As is to be expected with complicated tax policy, nothing is as straight forward as it seems.
When Finance Minister Grant Robertson put the group together at the end of 2017, his instructions were explicit.
"Certain areas will be outside the scope of the review, including [any] changes that would apply to the family home or land beneath it."
As expected, the group's chairman, Sir Michael Cullen, made it clear that his capital gains tax (CGT) recommendation excluded the family home.
But there were more than a few caveats within this exemption, for example, what happens if someone uses their personal home as an Airbnb?
Well, according to Cullen's report, if a homeowner rents a room (or rooms) on Airbnb they can essentially choose their tax.
If the property is used as the person's home more than 50 per cent of the time, it falls under the category of a family home and thus the owner could choose not to pay capital gains when the home is sold.
But, in this instance, the homeowner would not be able to claim any deductions for the cost relating to the property – for example, rates and interest.
If the homeowner/Airbnb host wants the deductions, the property would then be eligible for a CGT.
It's the same case when it comes to using a family home as an office.

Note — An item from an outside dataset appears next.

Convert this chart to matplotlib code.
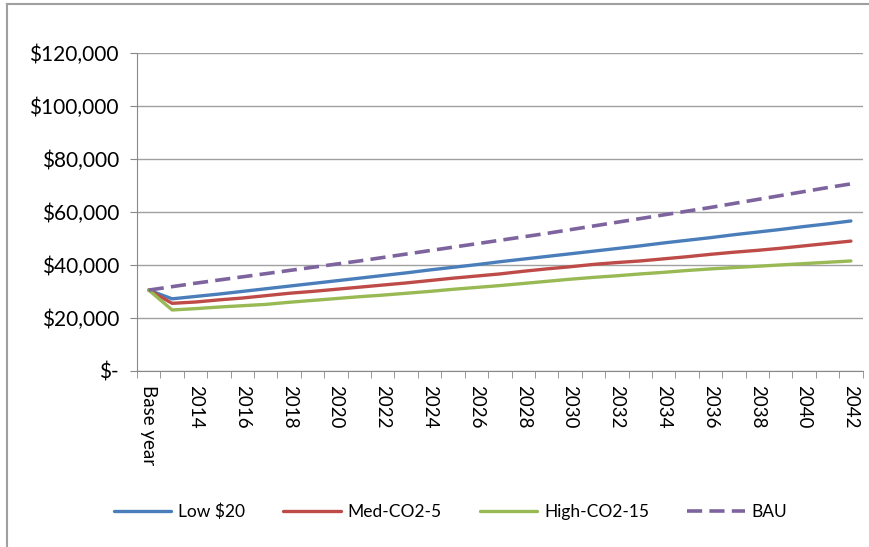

For example, if someone owns a five-bedroom home where the family live, but also a small room is used for business purposes.
As the area of the house used for the work is just small and more than 50 per cent of it is used as a residence, the homeowners can choose if they wanted to claim deductions, or to have the CGT apply to the home.
Cameron Bagrie, head of Bagrie Economics, said the choice between the two types of tax would be problematic for small businesses.
"These are not businesses that are knocking the ball out of the park. If they have to sacrifice those expenses, that's going to be a big deal."
The group's CGT proposal also said an excluded family home, and the land under it, needed to be less than 4,500m2 to be exempt from a CGT.
"Where the total area of the property is greater than 4,500m2 or is not required for the reasonable occupation and enjoyment of the house, the gain on sale should be apportioned on a reasonable basis," the report said.
In other words, if a home is bigger than 4,500m2 – the property is liable for a CGT.
There are also exceptions when it comes to having flatmates.
In the case when a homeowner takes on flatmates to help pay the mortgage, much like is the case with a home office and an Airbnb, there is a choice.
If the property is more than 50 per cent used by the homeowner, they could choose to pay a CGT when they sell it but he would be giving up any deductions for expenses.
If they wanted the deductions instead, he would need to pay a CGT on the portion of the house that was used for income-earning purposes.
The Taxpayers' Union says the caveats were confusing.
"Taxpayers have been told by the Working Group and the Government that the family home will be exempt, but it turns out that in a variety of circumstances that's not quite true," a spokesman said.